Before you can use Traefik from an external service such as Grafana agent, you will need to ensure that the Traefik URL is routable from the service host, and that the address is stable. (e.g., not a dynamic IP).

In other words, Traefik’s own URL needs to be stable.

In the Juju model where COS Lite is deployed, run the command below to find out the URL to the proxied endpoint.

$ juju run traefik/0 show-proxied-endpoints

Assuming you have configured the Traefik charm to use an external host name, for example "traefik.url", you will see something like:

proxied-endpoints: '{
    "prometheus/0": {"url": "https://traefik.url/mymodel-prometheus-0"},
    "loki/0": {"url": "https://traefik.url/mymodel-loki-0"},
    "alertmanager": {"url": "https://traefik.url/mymodel-alertmanager"},
    "catalogue": {"url": "https://traefik.url/mymodel-catalogue"},
}'

If you prefer to explore the deployment in a graphical manner, you can also open https://traefik.url/mymodel-catalogue in a browser for a list of all the user interfaces of the components included.

At this point you will need to follow the documentation on how to configure Grafana Agent. Use the URLs you obtained from Traefik to tell the agent where to send its telemetry.

Once you’ve written your finished configuration to /etc/grafana-agent.yaml, you’ll be able to restart the snap using the following command:

$ sudo snap restart grafana-agent

And with that, you are done! Good job, you got this!

Diving deeper

If completing this how-to guide made you crave for more, feel free to continue on with one of the following extracurriculars.

Custom dashboards and alerts

If you want to add your own dashboards and alerts to COS Lite you may extend your COS Lite deployment with the COS Configuration charm.

This charm allow you to use a GitOps-type of workflow for continuously feeding your COS deployment with your latest alert and dashboard definitions.

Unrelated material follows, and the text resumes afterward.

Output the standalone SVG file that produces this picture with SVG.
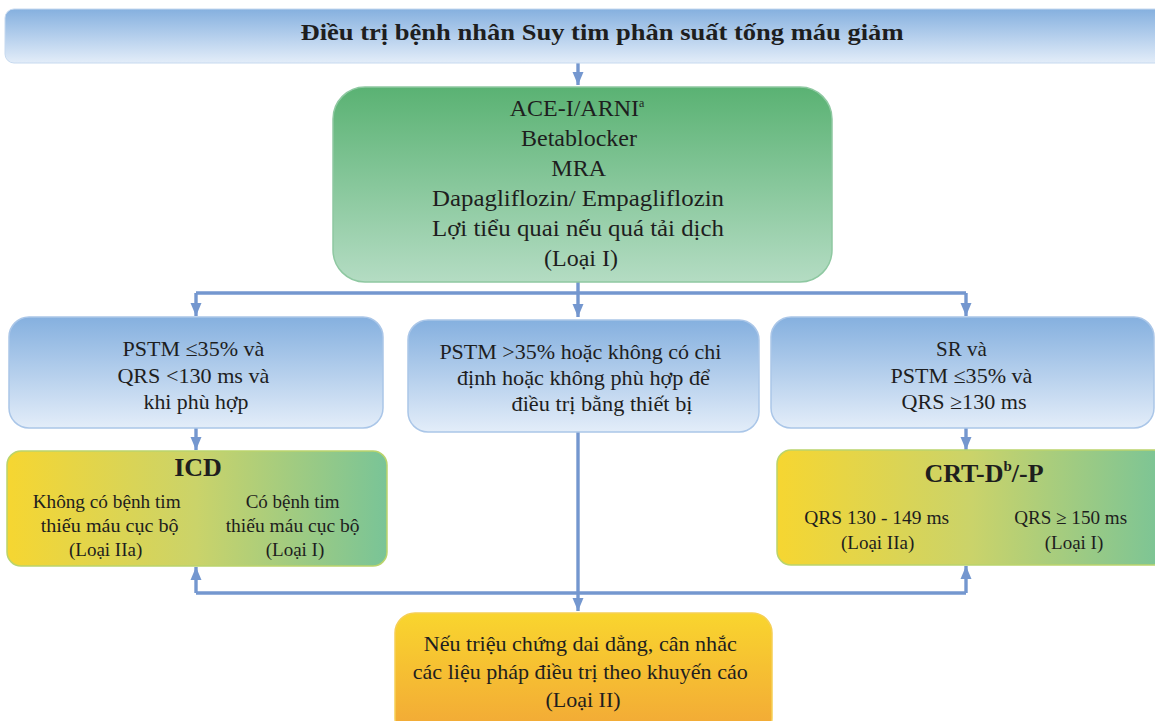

See this guide for more information.

Using TLS

To enable secure communications with (and within) COS Lite, deploy COS Lite with the TLS overlay. You can follow this guide to enable TLS in Traefik and COS Lite.

Grafana Agent snap as a client

As a client (e.g. scraping /metrics endpoint), Grafana Agent must trust the CA that signed the COS charms (or the COS ingress charm).

For example, to obtain the CA certificate from the self-signed-certificates charm,

juju run ssc/0 get-ca-certificate --format=yaml \
  | yq '.ssc/0.results.ca-certificate'

Next, you need to add the certificate to the root store.

Note: After running update-ca-certificates and restarting the grafana-agent snap service, check the Grafana Agent logs to confirm there are no log lines such as:

msg="Failed to send batch, retrying" err="Post \"https://.../api/v1/write\": tls: failed to verify certificate:  x509: certificate signed by unknown authority"

Grafana Agent as a server

To have a TLS handshake with incoming connections (e.g. if you push to Grafana Agent via remote-write), you need to have a private key and a certificate, and add to the Grafana Agent config as follows:

server:
  log_level: info
+ grpc_tls_config:
+   cert_file: /home/path/to/grafana-agent.pem
+   key_file: /home/path/to/grafana-agent.key
+ http_tls_config:
+   cert_file: /home/path/to/grafana-agent.pem
+   key_file: /home/path/to/grafana-agent.key

Using the Prometheus Scrape Target charm

In some rare circumstances, you might prefer to use Prometheus Scrape Target instead of Grafana Agent. Namely:

  • When you only need metrics (no logs, traces, etc…)

  • When you’d rather make the necessary firewall changes in the workload you want to monitor, than ingress cos-lite

  • When you lack permissions to install snaps on the server hosting the workload you want to monitor

If this describes your situation, you can opt for deploying the Prometheus Scrape Target charm instead, configuring it to scrape your workload.